STaRFormer: Semi-Supervised Task-Informed Representation Learning via Dynamic Attention-Based Regional Masking for Sequential Data
This addresses challenges in sequential modeling for real-world applications like smart devices, but appears incremental as it builds on Transformer-based methods with novel masking and learning techniques.
The paper tackled the problem of learning user intent from non-stationary and irregularly sampled sequential spatiotemporal data in smart devices, achieving notable improvements over state-of-the-art approaches across 15 diverse datasets.
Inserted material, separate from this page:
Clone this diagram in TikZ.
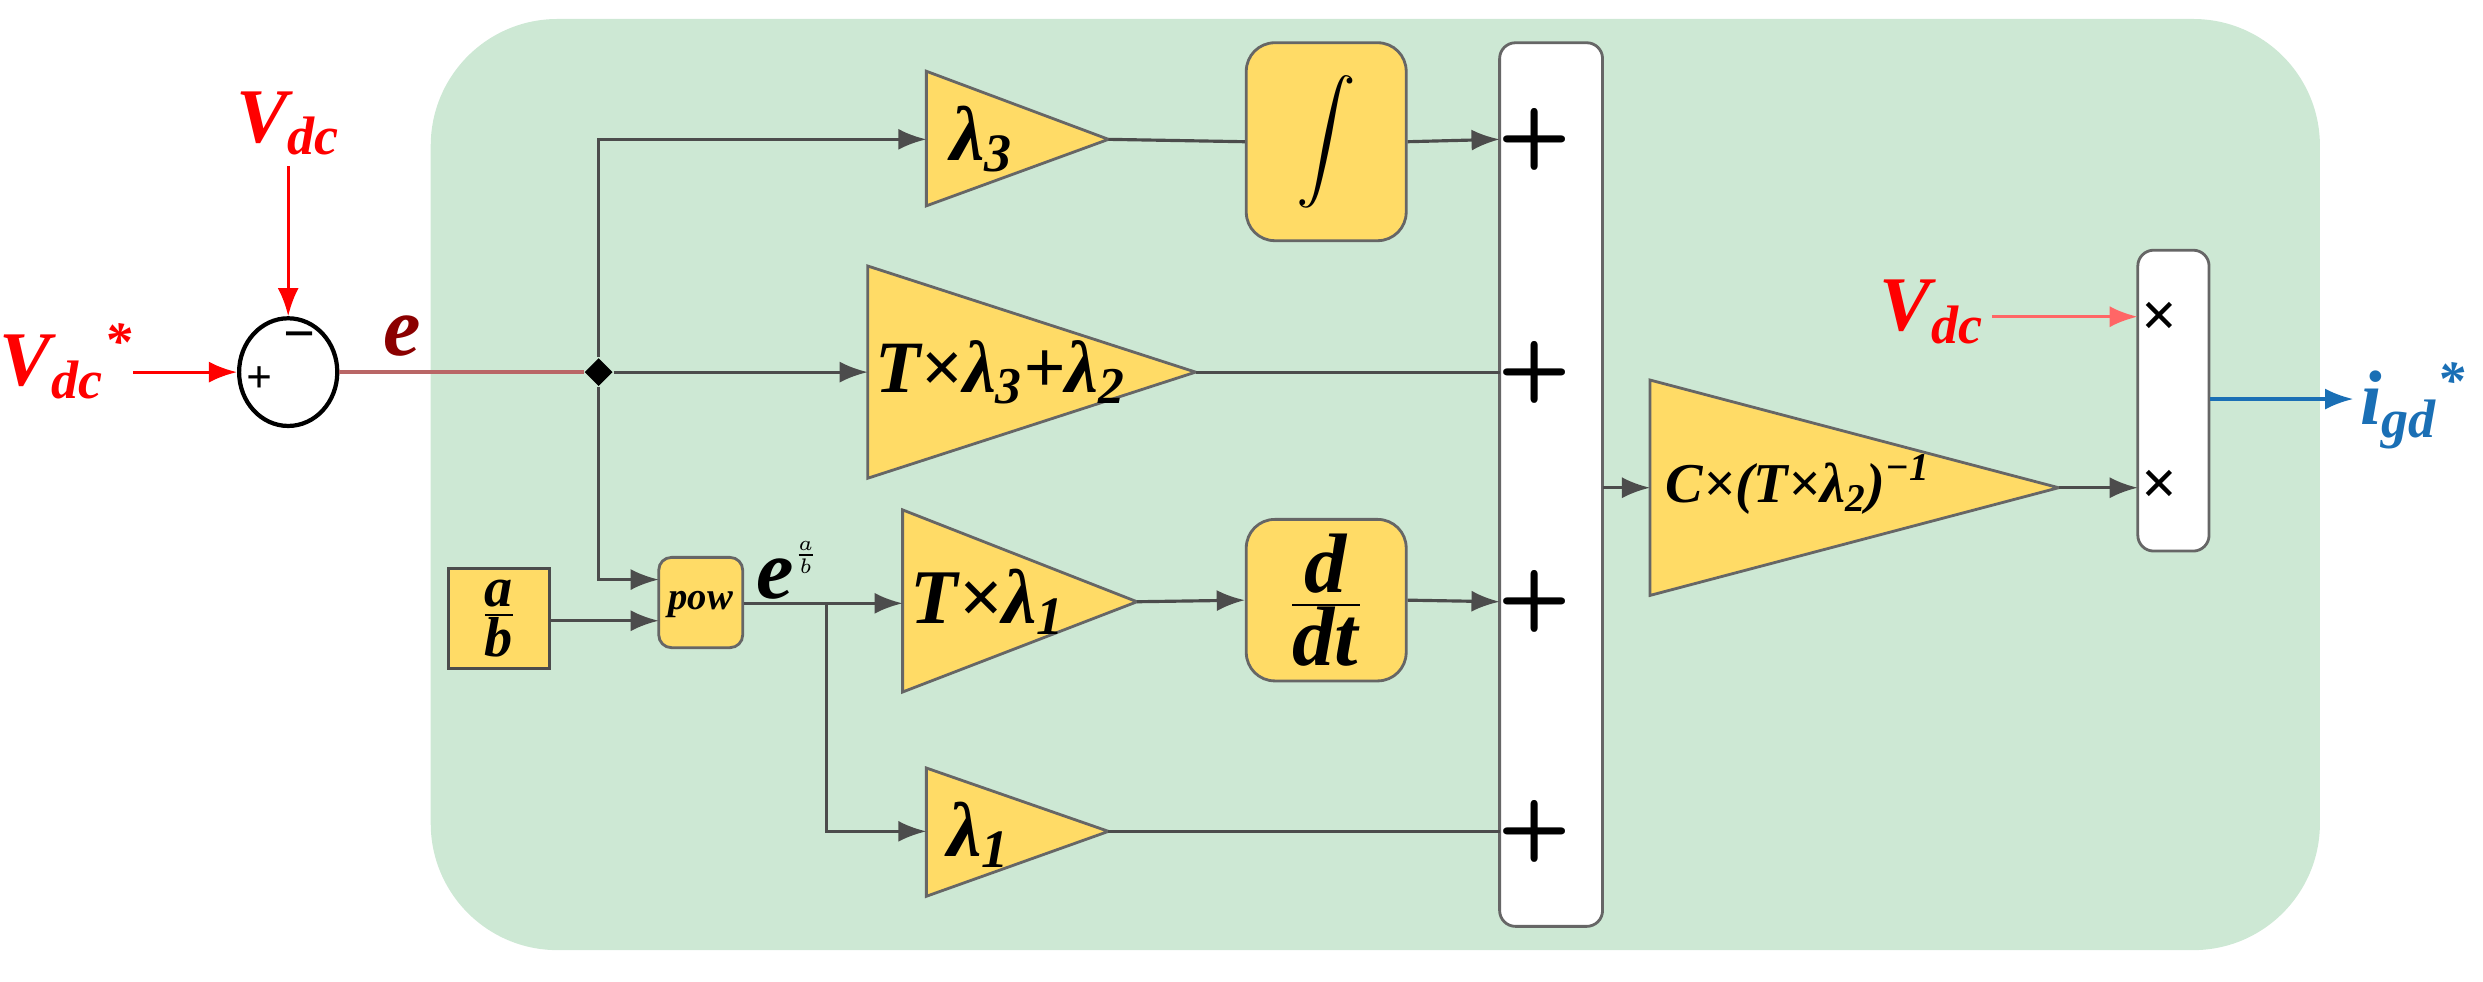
\documentclass[tikz,border=0pt]{standalone}
\usepackage{fontspec}
\setmainfont{Liberation Serif}
\usetikzlibrary{arrows.meta,shapes.geometric}
\definecolor{bg}{HTML}{CDE8D4}
\definecolor{yel}{HTML}{FFDB66}
\definecolor{dred}{HTML}{8B0000}
\definecolor{blu}{HTML}{1A6FB5}
\newlength\uu \setlength\uu{0.15835mm}
\tikzset{
  x=\uu,y=-\uu,
  lbl/.style={font=\fontsize{22}{24}\selectfont\bfseries\itshape},
  sig/.style={draw=black!70,line width=0.9pt,-{Latex[length=8pt,width=6pt]}},
  wire/.style={draw=black!70,line width=0.9pt},
  tri/.style={fill=yel,draw=black!60,line width=0.8pt},
  blk/.style={fill=yel,draw=black!60,line width=0.8pt,rounded corners=18\uu,inner sep=0},
  wbox/.style={fill=white,draw=black!60,line width=0.8pt,rounded corners=10\uu,inner sep=0},
  sym/.style={font=\fontsize{24}{24}\selectfont\bfseries\sffamily},
}
\begin{document}
\begin{tikzpicture}
\useasboundingbox (0,0) rectangle (1568,620);
\fill[bg,rounded corners=80\uu] (272,12) rectangle (1465,600);
% sum circle
\node[draw,ellipse,line width=1.2pt,minimum width=62\uu,minimum height=68\uu,inner sep=0] (sum) at (182,235) {};
\node[font=\fontsize{16}{16}\selectfont\bfseries] (mn) at (189,216) {−};
\node[font=\fontsize{13}{13}\selectfont\bfseries] (pl) at (164,240) {+};
\node[lbl,text=red] (vdc1) at (182,78) {V\textsubscript{dc}};
\node[lbl,text=red] (vdcs) at (42,228) {V\textsubscript{dc}\textsuperscript{*}};
\coordinate (vdc1s) at (182,105);
\coordinate (vdcss) at (84,235);
\draw[red,line width=0.9pt,-{Latex[length=8pt,width=6pt]}] (vdc1s) -- (sum.north);
\draw[red,line width=0.9pt,-{Latex[length=8pt,width=6pt]}] (vdcss) -- (sum.west);
\node[text=dred,font=\fontsize{24}{24}\selectfont\bfseries\itshape] (elab) at (254,212) {e};
\node[fill=black,diamond,inner sep=0,minimum size=18\uu] (j) at (378,235) {};
\draw[dred!60,line width=1pt] (sum.east) -- (j);
% sum box
\node[wbox,minimum width=65\uu,minimum height=558\uu] (S) at (979.5,306) {};
\coordinate (s1) at (947,88);\coordinate (s2) at (947,235);\coordinate (s3) at (947,380);\coordinate (s4) at (947,525);
\foreach \y/\n in {88/p1,235/p2,380/p3,525/p4}{\node[sym] (\n) at (969,\y) {+};}
% lambda3
\draw[tri] (585,45) -- (700,88) -- (585,130) -- cycle;
\coordinate (t1i) at (585,88);\coordinate (t1o) at (700,88);
\node[lbl] (t1) at (620,88) {λ\textsubscript{3}};
\node[blk,minimum width=101\uu,minimum height=125\uu] (int) at (837.5,89.5) {};
\node (intg) at (837.5,89.5) {\scalebox{1.7}{$\displaystyle\int$}};
\draw[sig] (j) |- (t1i);
\draw[wire] (t1o) -- (int.west);
\draw[sig] (int.east) -- (s1);
% T l3 + l2
\draw[tri] (548,168) -- (755,235) -- (548,302) -- cycle;
\coordinate (t2i) at (548,235);\coordinate (t2o) at (755,235);
\node[lbl,font=\fontsize{21}{22}\selectfont\bfseries\itshape] (t2) at (632,235) {T×λ\textsubscript{3}+λ\textsubscript{2}};
\draw[sig] (j) -- (t2i);
\draw[wire] (t2o) -- (s2);
% pow
\node[blk,rounded corners=8\uu,minimum width=53\uu,minimum height=57\uu] (pow) at (442.5,380.5) {};
\node[font=\fontsize{11}{11}\selectfont\bfseries\itshape] (powt) at (442.5,382) {pow};
\node[fill=yel,draw=black!70,line width=0.8pt,minimum width=64\uu,minimum height=63\uu,inner sep=0] (ab) at (315,390.5) {};
\node[font=\fontsize{16}{16}\selectfont] (abt) at (315,390.5) {$\frac{\textbf{\textit{a}}}{\textbf{\textit{b}}}$};
\coordinate (pi1) at (416,366);\coordinate (pi2) at (416,392);
\draw[sig] (j) |- (pi1);
\draw[sig] (ab.east |- pi2) -- (pi2);
\node[font=\fontsize{24}{24}\selectfont\bfseries\itshape] (eab) at (497,360) {e\raisebox{10pt}{\fontsize{9}{9}\selectfont$\frac{a}{b}$}};
\coordinate (br) at (522,381);
% T l1
\draw[tri] (570,322) -- (718,380) -- (570,437) -- cycle;
\coordinate (t3i) at (570,381);\coordinate (t3o) at (718,380);
\node[lbl] (t3) at (624,380) {T×λ\textsubscript{1}};
\draw[sig] (pow.east |- br) -- (t3i);
\node[blk,minimum width=101\uu,minimum height=102\uu] (dd) at (837.5,379) {};
\node[font=\fontsize{24}{26}\selectfont] (ddt) at (837.5,379) {$\frac{\textbf{\textit{d}}}{\textbf{\textit{dt}}}$};
\draw[sig] (t3o) -- (dd.west);
\draw[sig] (dd.east) -- (s3);
% l1
\draw[tri] (585,485) -- (700,525) -- (585,566) -- cycle;
\coordinate (t4i) at (585,525);\coordinate (t4o) at (700,525);
\node[lbl] (t4) at (618,527) {λ\textsubscript{1}};
\draw[sig] (br) |- (t4i);
\draw[wire] (t4o) -- (s4);
% big gain
\draw[tri] (1042,240) -- (1300,308) -- (1042,376) -- cycle;
\coordinate (t5i) at (1042,308);\coordinate (t5o) at (1300,308);
\coordinate (so) at (1012,308);
\node[font=\fontsize{16}{18}\selectfont\bfseries\itshape,anchor=west] (t5) at (1044,306) {C×(T×λ\textsubscript{2})\textsuperscript{−1}};
\draw[sig] (so) -- (t5i);
% mult box
\node[wbox,minimum width=45\uu,minimum height=190\uu] (M) at (1372.5,253) {};
\coordinate (m1) at (1350,200);\coordinate (m2) at (1350,308);
\node[font=\fontsize{18}{18}\selectfont\bfseries] (x1) at (1364,202) {\textbf{×}};
\node[font=\fontsize{18}{18}\selectfont\bfseries] (x2) at (1364,308) {\textbf{×}};
\draw[sig] (t5o) -- (m2);
\node[lbl,text=red] (vdc2) at (1220,197) {V\textsubscript{dc}};
\coordinate (vdc2s) at (1258,200);
\draw[red!60,line width=1pt,-{Latex[length=8pt,width=6pt]}] (vdc2s) -- (m1);
\coordinate (oute) at (1486,252);
\draw[blu,line width=0.9pt,-{Latex[length=8pt,width=6pt]}] (M.east |- oute) -- (oute);
\node[lbl,text=blu] (ig) at (1524,256) {i\textsubscript{gd}\textsuperscript{*}};
\end{tikzpicture}
\end{document}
Accurate predictions using sequential spatiotemporal data are crucial for various applications. Utilizing real-world data, we aim to learn the intent of a smart device user within confined areas of a vehicle's surroundings. However, in real-world scenarios, environmental factors and sensor limitations result in non-stationary and irregularly sampled data, posing significant challenges. To address these issues, we developed a Transformer-based approach, STaRFormer, which serves as a universal framework for sequential modeling. STaRFormer employs a novel, dynamic attention-based regional masking scheme combined with semi-supervised contrastive learning to enhance task-specific latent representations. Comprehensive experiments on 15 datasets varying in types (including non-stationary and irregularly sampled), domains, sequence lengths, training samples, and applications, demonstrate the efficacy and practicality of STaRFormer. We achieve notable improvements over state-of-the-art approaches. Code and data will be made available.